Let’s give thanks no one wears equipment like this anymore. Because as one East Kootenay man recalls, a little NHL helmet can have a big impact. Words and photo by Jeff Pew.

“I don’t remember much,” Batesy says, reminiscing about the concussion he received as a seven-year-old playing hockey in Kimberley, British Columbia. It was 1970, and he’d just inherited his big brother’s 1966 Cooper Weeks Little NHL hockey helmet — basically two narrow strips of padded red plastic with a Montreal Canadiens logo on the headband. He felt like his favourite player, Yvan Cournoyer, nicknamed “The Roadrunner,” who was known for his speed and maneuverability.
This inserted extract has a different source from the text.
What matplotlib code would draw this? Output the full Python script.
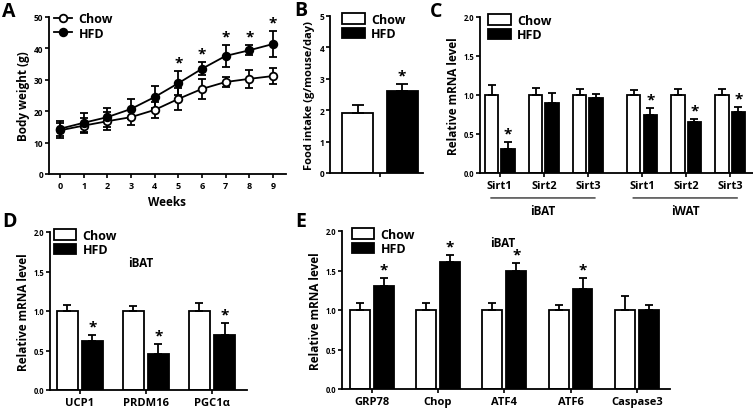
import matplotlib
matplotlib.use("Agg")
import matplotlib.pyplot as plt
from matplotlib.patches import Patch
from matplotlib.lines import Line2D

plt.rcParams['font.family'] = ['Open Sans', 'DejaVu Sans']
plt.rcParams['font.weight'] = 'bold'

# ---- data ----
weeks = [0, 1, 2, 3, 4, 5, 6, 7, 8, 9]
bw_chow = [13.9, 15.4, 16.8, 18.1, 20.4, 23.9, 27.1, 29.3, 30.3, 31.2]
bw_chow_err = [2.4, 2.5, 2.8, 2.5, 2.6, 3.5, 3.3, 1.7, 2.8, 2.4]
bw_hfd = [14.4, 16.3, 18.1, 20.7, 24.5, 28.9, 33.5, 37.6, 39.4, 41.4]
bw_hfd_err = [2.4, 3.0, 3.0, 3.3, 3.5, 3.8, 2.1, 3.4, 1.6, 4.1]
bw_sig = [5, 6, 7, 8, 9]

food_groups = ['Chow', 'HFD']
food = [1.9, 2.6]
food_err = [0.25, 0.24]

sirt_labels = ['Sirt1', 'Sirt2', 'Sirt3', 'Sirt1', 'Sirt2', 'Sirt3']
sirt_chow = [1.0, 1.0, 1.0, 1.0, 1.0, 1.0]
sirt_chow_err = [0.13, 0.09, 0.08, 0.06, 0.08, 0.08]
sirt_hfd = [0.31, 0.90, 0.96, 0.75, 0.655, 0.78]
sirt_hfd_err = [0.09, 0.12, 0.05, 0.08, 0.04, 0.07]
sirt_sig = [True, False, False, True, True, True]

thermo_labels = ['UCP1', 'PRDM16', 'PGC1\u03b1']
thermo_chow = [1.0, 1.0, 1.0]
thermo_chow_err = [0.08, 0.06, 0.10]
thermo_hfd = [0.62, 0.46, 0.70]
thermo_hfd_err = [0.07, 0.12, 0.15]

er_labels = ['GRP78', 'Chop', 'ATF4', 'ATF6', 'Caspase3']
er_chow = [1.0, 1.0, 1.0, 1.0, 1.0]
er_chow_err = [0.09, 0.09, 0.09, 0.06, 0.18]
er_hfd = [1.30, 1.61, 1.50, 1.26, 1.0]
er_hfd_err = [0.11, 0.09, 0.09, 0.15, 0.06]
er_sig = [True, True, True, True, False]

W, H = 753, 410
fig = plt.figure(figsize=(W / 100, H / 100), dpi=100)


def px_axes(l, t, r, b):
    return fig.add_axes([l / W, 1 - b / H, (r - l) / W, (b - t) / H])


def style(ax, ysize=5.5, xsize=8):
    for s in ['top', 'right']:
        ax.spines[s].set_visible(False)
    for s in ['left', 'bottom']:
        ax.spines[s].set_linewidth(1.3)
    ax.tick_params(width=1.2, length=3, direction='out')
    ax.tick_params(axis='y', labelsize=ysize, pad=1)
    ax.tick_params(axis='x', labelsize=xsize, pad=2)


def bar_pairs(ax, pos, chow, chow_err, hfd, hfd_err, sig, w=0.3, off=0.185, star_gap=0.02):
    xc = [p - off for p in pos]
    xh = [p + off for p in pos]
    ekw = dict(elinewidth=1.3, capthick=1.3, ecolor='black')
    ax.bar(xc, chow, w, color='white', edgecolor='black', linewidth=1.3,
           yerr=[[0] * len(chow), chow_err], capsize=3, error_kw=ekw, zorder=2)
    ax.bar(xh, hfd, w, color='black', edgecolor='black', linewidth=1.3,
           yerr=[[0] * len(hfd), hfd_err], capsize=3, error_kw=ekw, zorder=2)
    for x, v, e, s in zip(xh, hfd, hfd_err, sig):
        if s:
            ax.text(x, v + e + star_gap, '*', ha='center', va='bottom',
                    fontsize=11, fontweight='bold')


def bar_legend(ax, loc, bbox):
    handles = [Patch(facecolor='white', edgecolor='black', linewidth=1.3, label='Chow'),
               Patch(facecolor='black', edgecolor='black', linewidth=1.3, label='HFD')]
    ax.legend(handles=handles, loc=loc, bbox_to_anchor=bbox, frameon=False,
              fontsize=9, handlelength=1.8, handleheight=0.9, handletextpad=0.5,
              labelspacing=0.1, borderaxespad=0, borderpad=0)


# ---- A: body weight ----
axA = px_axes(49, 18, 286, 175)
axA.errorbar(weeks, bw_chow, yerr=bw_chow_err, color='black', lw=1.3, marker='o',
             ms=5.5, mfc='white', mec='black', mew=1.3, capsize=3, capthick=1.3, zorder=3)
axA.errorbar(weeks, bw_hfd, yerr=bw_hfd_err, color='black', lw=1.3, marker='o',
             ms=5.5, mfc='black', mec='black', mew=1.3, capsize=3, capthick=1.3, zorder=3)
for wk in bw_sig:
    axA.text(wk, bw_hfd[wk] + bw_hfd_err[wk] + 0.5, '*', ha='center', va='bottom',
             fontsize=11, fontweight='bold')
axA.set_xlim(-0.46, 9.55)
axA.set_ylim(0, 50)
axA.set_xticks(weeks)
axA.set_yticks([0, 10, 20, 30, 40, 50])
style(axA, ysize=6, xsize=6.5)
axA.set_xlabel('Weeks', fontsize=8.5, fontweight='bold', labelpad=4)
axA.set_ylabel('Body weight (g)', fontsize=8.5, fontweight='bold', labelpad=3)
axA.legend(handles=[Line2D([], [], color='black', lw=1.3, marker='o', ms=5.5, mfc='white', mew=1.3, label='Chow'),
                    Line2D([], [], color='black', lw=1.3, marker='o', ms=5.5, mfc='black', mew=1.3, label='HFD')],
           loc='upper left', bbox_to_anchor=(0.02, 1.03), frameon=False, fontsize=9,
           handlelength=1.5, handletextpad=0.5, labelspacing=0.1, borderaxespad=0, borderpad=0)

# ---- B: food intake ----
axB = px_axes(330, 17, 423, 174)
axB.bar([0], [food[0]], 0.7, color='white', edgecolor='black', linewidth=1.3,
        yerr=[[0], [food_err[0]]], capsize=4, error_kw=dict(elinewidth=1.3, capthick=1.3), zorder=2)
axB.bar([1], [food[1]], 0.7, color='black', edgecolor='black', linewidth=1.3,
        yerr=[[0], [food_err[1]]], capsize=4, error_kw=dict(elinewidth=1.3, capthick=1.3), zorder=2)
axB.text(1, food[1] + food_err[1] + 0.05, '*', ha='center', va='bottom', fontsize=11, fontweight='bold')
axB.set_xlim(-0.62, 1.47)
axB.set_ylim(0, 5)
axB.set_xticks([0.5])
axB.set_xticklabels([''])
axB.set_yticks([0, 1, 2, 3, 4, 5])
style(axB, ysize=6)
axB.set_ylabel('Food intake (g/mouse/day)', fontsize=8, fontweight='bold', labelpad=3)
bar_legend(axB, 'upper left', (0.13, 1.02))

# ---- C: Sirt ----
axC = px_axes(480, 18, 753, 174)
posC = [0, 1, 2, 3.23, 4.23, 5.23]
bar_pairs(axC, posC, sirt_chow, sirt_chow_err, sirt_hfd, sirt_hfd_err, sirt_sig)
axC.set_xlim(-0.45, 5.75)
axC.set_ylim(0, 2)
axC.set_yticks([0, 0.5, 1.0, 1.5, 2.0])
axC.set_xticks(posC)
axC.set_xticklabels(sirt_labels)
style(axC)
axC.set_ylabel('Relative mRNA level', fontsize=8.5, fontweight='bold', labelpad=3)
bar_legend(axC, 'upper left', (0.03, 1.02))
for x0, x1, name in [(posC[0] - 0.27, posC[2] + 0.23, 'iBAT'), (posC[3] - 0.27, posC[5] + 0.23, 'iWAT')]:
    axC.annotate('', xy=(x0, -0.16), xytext=(x1, -0.16), xycoords=('data', 'axes fraction'),
                 arrowprops=dict(arrowstyle='-', lw=0.8, color='black'), annotation_clip=False)
    axC.text((x0 + x1) / 2, -0.2, name, transform=axC.get_xaxis_transform(),
             ha='center', va='top', fontsize=8.5, fontweight='bold')

# ---- D: thermogenic genes ----
axD = px_axes(50, 233, 247, 391)
posD = [0, 1, 2]
bar_pairs(axD, posD, thermo_chow, thermo_chow_err, thermo_hfd, thermo_hfd_err, [True] * 3, w=0.32, off=0.19)
axD.set_xlim(-0.45, 2.53)
axD.set_ylim(0, 2)
axD.set_yticks([0, 0.5, 1.0, 1.5, 2.0])
axD.set_xticks(posD)
axD.set_xticklabels(thermo_labels)
style(axD)
axD.set_ylabel('Relative mRNA level', fontsize=8.5, fontweight='bold', labelpad=3)
bar_legend(axD, 'upper left', (0.02, 1.02))
axD.text(0.46, 0.81, 'iBAT', transform=axD.transAxes, ha='center', va='center',
         fontsize=8.5, fontweight='bold')

# ---- E: ER stress ----
axE = px_axes(342, 232, 670, 390)
posE = [0, 1, 2, 3, 4]
bar_pairs(axE, posE, er_chow, er_chow_err, er_hfd, er_hfd_err, er_sig, w=0.3, off=0.18)
axE.set_xlim(-0.45, 4.5)
axE.set_ylim(0, 2)
axE.set_yticks([0, 0.5, 1.0, 1.5, 2.0])
axE.set_xticks(posE)
axE.set_xticklabels(er_labels)
style(axE)
axE.set_ylabel('Relative mRNA level', fontsize=8.5, fontweight='bold', labelpad=3)
bar_legend(axE, 'upper left', (0.03, 1.02))
axE.text(0.49, 0.93, 'iBAT', transform=axE.transAxes, ha='center', va='center',
         fontsize=8.5, fontweight='bold')

# ---- panel letters ----
for x, y, letter in [(2, 2, 'A'), (294, 1, 'B'), (430, 2, 'C'), (2, 212, 'D'), (295, 212, 'E')]:
    fig.text(x / W, 1 - y / H, letter, ha='left', va='top', fontsize=14, fontweight='bold')

fig.savefig('out.png', dpi=100)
“Apparently, I’d wiped out and clanged my head on the lower boards. My dad, Hughie, who was our coach, walked me up the stands to Shirley Pearson. He said, ‘If he falls asleep, give him a whack on the head and wake him up,’” Batesy recalls. “Next thing I remember, I was laying in the backseat of Hughie’s Pontiac. I couldn’t get up. I’d been brained. Hughie kept saying, ‘C’mon, get inside. It’s time for dinner.’ When I just lay there groaning, he leaned in and said, ‘We’re havin’ Mom’s pork chops and applesauce.’ When I didn’t move, he knew I was hurt.”

Batesy remembers regaining consciousness while lying on a gurney in the Kimberely hospital six days after the accident. “I never wore that dang thing again,” he says. “Two months later, Hughie bought me a real helmet, and I was allowed to play my first game. But that didn’t stop Joey Pendry from slicing my cheek with his freshly sharpened skates. He just missed my goddamn eye, but that’s a whole other story.”